Espelho meu, espelho meu...

Terá ficado clara a intenção punitiva e provocatória da impactante foto invertida dessa figura emblemática que é Marcelo Rebelo de Sousa?

José Pacheco Pereira (JPP), historiador que semanalmente escreve no PÚBLICO sob a forma de artigos de opinião, fê-lo no dia 12 de maio com escolha do título apelativo “O Rei parece vestido”, ilustrado por uma foto invertida do Presidente da República (PR).

Debruçando-me sobre o ideário exposto, perceciono um agastamento latente, que objetivamente se traduz da seguinte forma:

  • Não percebe a razão pela qual o PR “resolveu dar uma série de longas entrevistas a vários órgãos de comunicação social” pois, na sua opinião, só o poderia fazer se (I) acontecesse “algum drama político”, (II) existisse “uma qualquer crise previsível a curto prazo” ou (III) houvesse “alguma tensão escondida nalgum lado que precise da sua palavra para deixar de ser tensão”.
  • Não percebe “a mais absurda das afirmações” (“não se recandidataria, caso se repetisse o que aconteceu nos grandes incêndios”);
  • Não percebe “o seu [do PR] discurso sobre os perigos dos populismos”, embora reconheça os seus riscos na Europa, acusando o PR de ações típicas de populismo e de ser “defensor de posições populistas”.

Não me parece que Marcelo Rebelo de Sousa se vá importunar muito com a opinião de JPP, tão-pouco ponderará designá-lo seu personal adviser no que concerne à forma de atuação, seja com a imprensa ou com os cidadãos e a quem pouco deve importar a contabilidade feita ao número de entrevistas, flashes, abraços ou apertos de mãos. O que é inegável é que o chefe máximo da Nação é um dos mais admirados e acarinhados PR de sempre e, pelo facto, figurará nos anais da História do país, o que poderá afigurar-se incómodo para alguns.

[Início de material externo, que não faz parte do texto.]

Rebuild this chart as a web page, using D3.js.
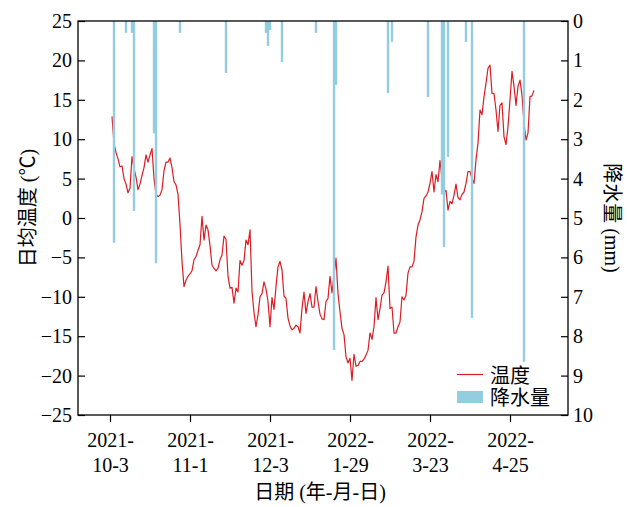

Quase a terminar o seu escrito, alavancado, porventura, por uma intenção oculta, efabula um quadro de labilidade instalada entre o alvo das suas críticas e o primeiro-ministro (PM), tecendo a este elogios sem precedentes, com assumido caráter omnisciente nas ilações, em bom rigor, certezas que veicula ao afirmar “Costa disse duas coisas mortíferas [...] que [...] deixaram o Presidente mais furioso que o habitual”, a propósito da comparação entre interpretação de arte moderna e discursos modernos, e os recados que o PR não manda pela imprensa.

Com o devido respeito, as questões trazidas à colação mais parecem de quem quer “dividir para reinar”, desnudando-se numa lógica muito própria, fundeada em pseudoargumentos, dotados da vacuidade que aponta ao outro.

Terá ficado clara a intenção punitiva e provocatória da impactante foto invertida dessa figura emblemática que é Marcelo Rebelo de Sousa? Escolhido pelo povo que abraça, aparece cruxificado pela dimensão humana e fraterna que genuinamente assume, tão revitalizante para a sociedade dos dias de hoje. JPP parece confundir proximidade, humildade e coragem com popularismo, impondo o traje de Maquiavel ao PR, a quem atribui artes e manhas e dotes de lábia ardilosa para promoção pessoal, e tal oráculo confere querelas entre este e o PM.

A presunção atinge limite proibitivo quando, para além do epíteto superlativado “muito narcisista” atribuído ao Presidente, julga, na ausência de evidências, ser a opinião de todos (“...como todos sabemos”). Eu não sei. Bem pelo contrário! E, como eu, grande parte dos portugueses, como muito bem sabe JPP! Como ousa afirmar tamanho dislate?

Salvo melhor opinião, o artigo não é próprio de alguém com a obrigação de acrescentar algo que valha a pena ao discurso público, dando azo à seguinte questão: terá escrito virado para um espelho?